RESEARCH TRIANGLE PARK, N.C. – Dogs, cats, horses and other animals may get a new lease on life and health, while also helping in the development of human therapies.
It’s the upshot of a regenerative medicine partnership announced by officials of North Carolina State University and Wake Forest Baptist Medical Center. (Read details here.)
Another big benefit: the agreement also heightens North Carolina’s global leadership in the amazing world of cell- by-cell body-building.
NCSU, housing North Carolina’s only veterinary school, and the private medical center in Winston-Salem that has become a world leader in regenerative medicine, have agreed to pool resources to commercialize technologies that can rebuild damaged organs in people and pets.
Jorge Piedrahita, Ph.D., professor of genomics at NCSU and interim director of the university’s Center for Comparative Medicine and Translational Research (CCMTR), said the collaboration with the famed Institute for Regenerative Medicine at Wake Forest Baptist Medical Center is expected to begin benefiting companion animals soon, while also speeding up the process of bringing these unique new therapies to humans.
The CCMTR involves more than 100 scientists conducting research with government, private, and academic partners to advance knowledge and practical applications that improve the health of animals and humans.
Anthony Atala, M.D., director of the Wake Forest Institute for Regenerative Medicine, said he’s “delighted” with the partnership.

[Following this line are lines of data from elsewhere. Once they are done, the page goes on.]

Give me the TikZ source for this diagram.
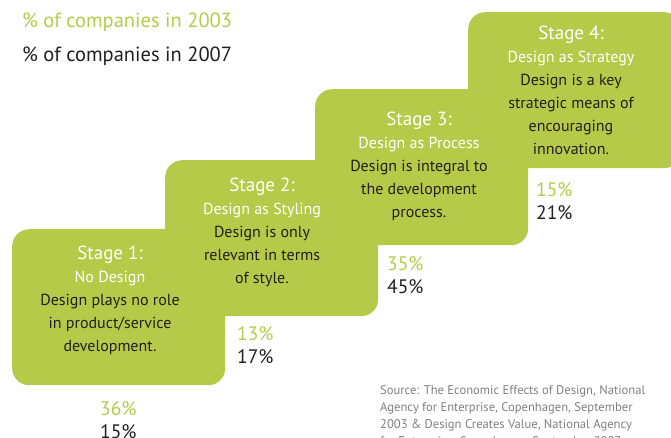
\documentclass[tikz,border=0pt]{standalone}
\usepackage{fontspec}
\setmainfont{PT Sans}
\usetikzlibrary{positioning}
\definecolor{stagegreen}{RGB}{182,202,74}
\definecolor{inkgray}{RGB}{35,31,32}
\definecolor{notegray}{RGB}{128,128,128}
\begin{document}
\begin{tikzpicture}[x=1pt,y=-1pt,
	stagebox/.style={fill=stagegreen,rounded corners=17pt,minimum width=213pt,minimum height=156pt,anchor=north west,inner sep=0pt},
	stagetext/.style={anchor=north,align=center,inner sep=0pt,text=inkgray,font=\fontsize{16}{23}\selectfont},
	pct/.style={anchor=north west,align=left,inner sep=0pt,text=inkgray,font=\fontsize{19.5}{23}\selectfont}]
	\useasboundingbox (0,0) rectangle (671,437);
	% the four steps
	\foreach[count=\i] \x/\y in {12/229,165/160,315/89,468/12}
		\node[stagebox] (box\i) at (\x,\y) {};
	% key
	\node[anchor=north west,inner sep=0pt,text=stagegreen,font=\fontsize{20.5}{23}\selectfont] (key1) at (22,13) {\% of companies in 2003};
	\node[anchor=north west,inner sep=0pt,text=inkgray,font=\fontsize{20.5}{23}\selectfont] (key2) at (22,47) {\% of companies in 2007};
	% texts in the steps
	\node[stagetext] (txt1) at (110,246) {{\color{white}\fontsize{19}{23}\selectfont Stage 1:}\\{\color{white}No Design}\\Design plays no role\\in product/service\\development.};
	\node[stagetext] (txt2) at (262,178) {{\color{white}\fontsize{19}{23}\selectfont Stage 2:}\\{\color{white}Design as Styling}\\Design is only\\relevant in terms\\of style.};
	\node[stagetext] (txt3) at (419,112) {{\color{white}\fontsize{19}{23}\selectfont Stage 3:}\\{\color{white}Design as Process}\\Design is integral to\\the development\\process.};
	\node[stagetext] (txt4) at (571,26) {{\color{white}\fontsize{19}{23}\selectfont Stage 4:}\\{\color{white}Design as Strategy}\\Design is a key\\strategic means of\\encouraging\\innovation.};
	% shares
	\node[pct] (pct1) at (100,401) {{\color{stagegreen}36\%}\\15\%};
	\node[pct] (pct2) at (237,326) {{\color{stagegreen}13\%}\\17\%};
	\node[pct] (pct3) at (387,256) {{\color{stagegreen}35\%}\\45\%};
	\node[pct] (pct4) at (536,182) {{\color{stagegreen}15\%}\\21\%};
	% source
	\node[anchor=north west,align=left,inner sep=0pt,text=notegray,font=\fontsize{12.6}{17}\selectfont] (src) at (380,385) {Source: The Economic Effects of Design, National\\Agency for Enterprise, Copenhagen, September\\2003 \& Design Creates Value, National Agency\\for Enterprise, Copenhagen, September 2007};
\end{tikzpicture}
\end{document}
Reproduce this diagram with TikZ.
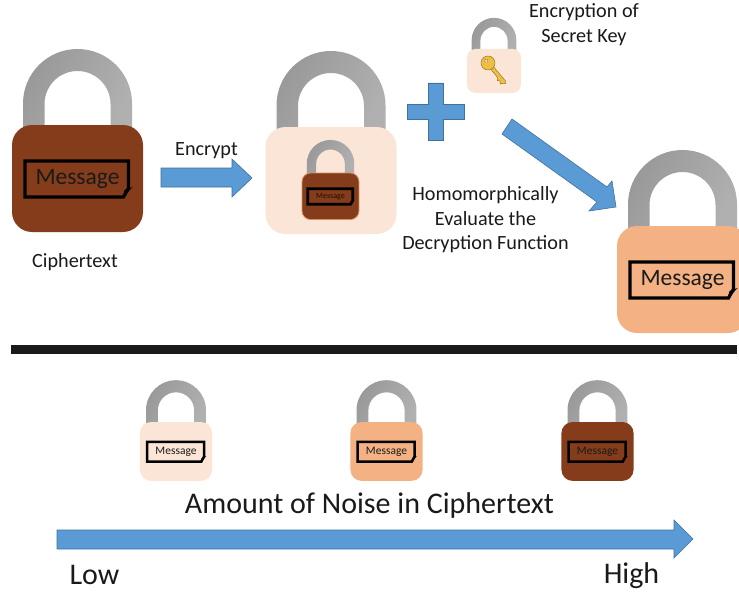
\documentclass[tikz,border=0pt]{standalone}
\usepackage{fontspec}
\setmainfont{Carlito}
\definecolor{peach}{HTML}{FBE5D6}
\definecolor{tan}{HTML}{F4B183}
\definecolor{rust}{HTML}{843C1A}
\definecolor{blockblue}{HTML}{5B9BD5}
\definecolor{blockedge}{HTML}{41719C}
\definecolor{bar}{HTML}{1A1A1A}
\definecolor{ink}{HTML}{1A1A1A}
\definecolor{keygold}{HTML}{EDBF45}
\definecolor{keyedge}{HTML}{9A7424}
\tikzset{
  blockarrow/.style={fill=blockblue,draw=blockedge,line width=.6pt,line join=miter},
  caption/.style={font=\fontsize{20.2}{24.5}\selectfont,text=ink,align=center,inner sep=0pt},
  bigcaption/.style={font=\fontsize{30}{34}\selectfont,text=ink,align=center,inner sep=0pt},
}
% cx, top of body, scale, body colour, extra draw options
\newcommand{\lockbody}[5]{%
  \begin{scope}[shift={(#1,#2)},scale=#3]
    \pgfmathsetmacro{\lockrad}{20*#3}
    \shade[left color=black!40,right color=black!31,shading angle=60]
      (-54.5,2) -- (-54.5,-21.5) .. controls (-54.5,-51.6) and (-30.1,-76) .. (0,-76)
      .. controls (30.1,-76) and (54.5,-51.6) .. (54.5,-21.5) -- (54.5,2) -- (33,2) -- (33,-21)
      .. controls (33,-39.2) and (18.2,-54) .. (0,-54)
      .. controls (-18.2,-54) and (-33,-39.2) .. (-33,-21) -- (-33,2) -- cycle;
    \path[fill=#4,rounded corners=\lockrad pt,#5] (-65.5,0) rectangle (65.5,107);
  \end{scope}}
% name, cx, top, scale, font size, line width, text colour
\newcommand{\lockmsg}[7]{%
  \begin{scope}[shift={(#2,#3)},scale=#4]
    \draw[line width=#6pt,draw=black,line join=miter]
      (-52.5,36) -- (51,36) -- (51,63) -- (46,72) -- (-52.5,72) -- cycle;
    \fill[black] (45,73) -- (55,62) -- (47,65) -- cycle;
    \node[inner sep=0pt,text=#7,font=\fontsize{#5}{#5}\selectfont] (#1) at (0,54) {Message};
  \end{scope}}
\begin{document}
\begin{tikzpicture}[x=1pt,y=-1pt]
\clip (0,0) rectangle (739,594);
\fill[white] (0,0) rectangle (739,594);

% Top row locks
\lockbody{77.5}{125}{1}{rust}{}
\lockmsg{msgA}{77.5}{125}{1}{23.5}{3.2}{ink}

\lockbody{331}{127}{1}{peach}{}
\lockbody{330.5}{173}{.435}{rust}{draw=tan!70!rust,line width=.8pt}
\lockmsg{msgB}{330.5}{173}{.435}{8}{2.8}{black!75!rust}

\lockbody{494}{49}{.41}{peach}{}
% key
\begin{scope}[shift={(488,63)},rotate=-50]
  \fill[draw=keyedge,fill=keygold,line width=.5pt]
    (4,-1.8) -- (25,-1.8) -- (27,0) -- (25,1.8) -- (24,4.2) -- (21.5,2.2) -- (19.5,4.2) -- (17,2) -- (4,1.8) -- cycle;
  \fill[draw=keyedge,fill=keygold,line width=.5pt] (0,0) circle[radius=7];
  \fill[draw=keyedge,fill=peach,line width=.4pt] (-3,0) circle[radius=1.8];
\end{scope}

\lockbody{682.5}{226}{1}{tan}{}
\lockmsg{msgC}{682.5}{226}{1}{23.5}{3.2}{ink}

% Block arrows
\draw[blockarrow] (161,168) -- (232,168) -- (232,159) -- (252,178) -- (232,197) -- (232,187) -- (161,187) -- cycle;
\draw[blockarrow] (428,83) -- (443,83) -- (443,104) -- (464,104) -- (464,119) -- (443,119) -- (443,140) -- (428,140) -- (428,119) -- (407,119) -- (407,104) -- (428,104) -- cycle;
\draw[blockarrow] (512,119) -- (607,187) -- (612,181) -- (616,207) -- (589,211) -- (597,202) -- (502,134) -- cycle;

% Labels
\node[caption] (encrypt) at (206.5,150.5) {Encrypt};
\node[caption] (cipher) at (75,262.5) {Ciphertext};
\node[caption] (enckey) at (584,24.5) {Encryption of\\Secret Key};
\node[caption] (homo) at (485.5,220) {Homomorphically\\Evaluate the\\Decryption Function};

% Divider
\fill[bar] (11,344.5) rectangle (737,354);

% Bottom row locks
\lockbody{176}{422}{.55}{peach}{}
\lockmsg{msgD}{176}{422}{.55}{11.5}{2.5}{ink}
\lockbody{386.5}{422}{.55}{tan}{}
\lockmsg{msgE}{386.5}{422}{.55}{11.5}{2.5}{ink}
\lockbody{597.5}{422}{.55}{rust}{}
\lockmsg{msgF}{597.5}{422}{.55}{11.5}{2.5}{ink}

\node[bigcaption] (noise) at (369.5,505.5) {Amount of Noise in Ciphertext};
\draw[blockarrow] (57,530) -- (674,530) -- (674,520) -- (693,539) -- (674,558) -- (674,549) -- (57,549) -- cycle;
\node[bigcaption] (low) at (94.5,575) {Low};
\node[bigcaption] (high) at (631.5,576) {High};
\end{tikzpicture}
\end{document}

Atala leads more than 250 scientists from a wide range of disciplines who are growing tissues and organs and developing healing cell therapies for more than 30 different areas of the body.
Atala is one of two North Carolina physicians elected to the 2011 class of the Institute of Medicine, one of the nation’s highest honors for U.S. physicians.
The other is David Rubinow, M.D., who is the Assad Meymandi distinguished professor, chair of the department of psychiatry and professor of medicine in the School of Medicine at the University of North Carolina at Chapel Hill.
This year’s class of 65 from across the nation brings the IOM’s total membership to 1,870. IOM was established in 1970 as the health branch of the National Academy of Sciences.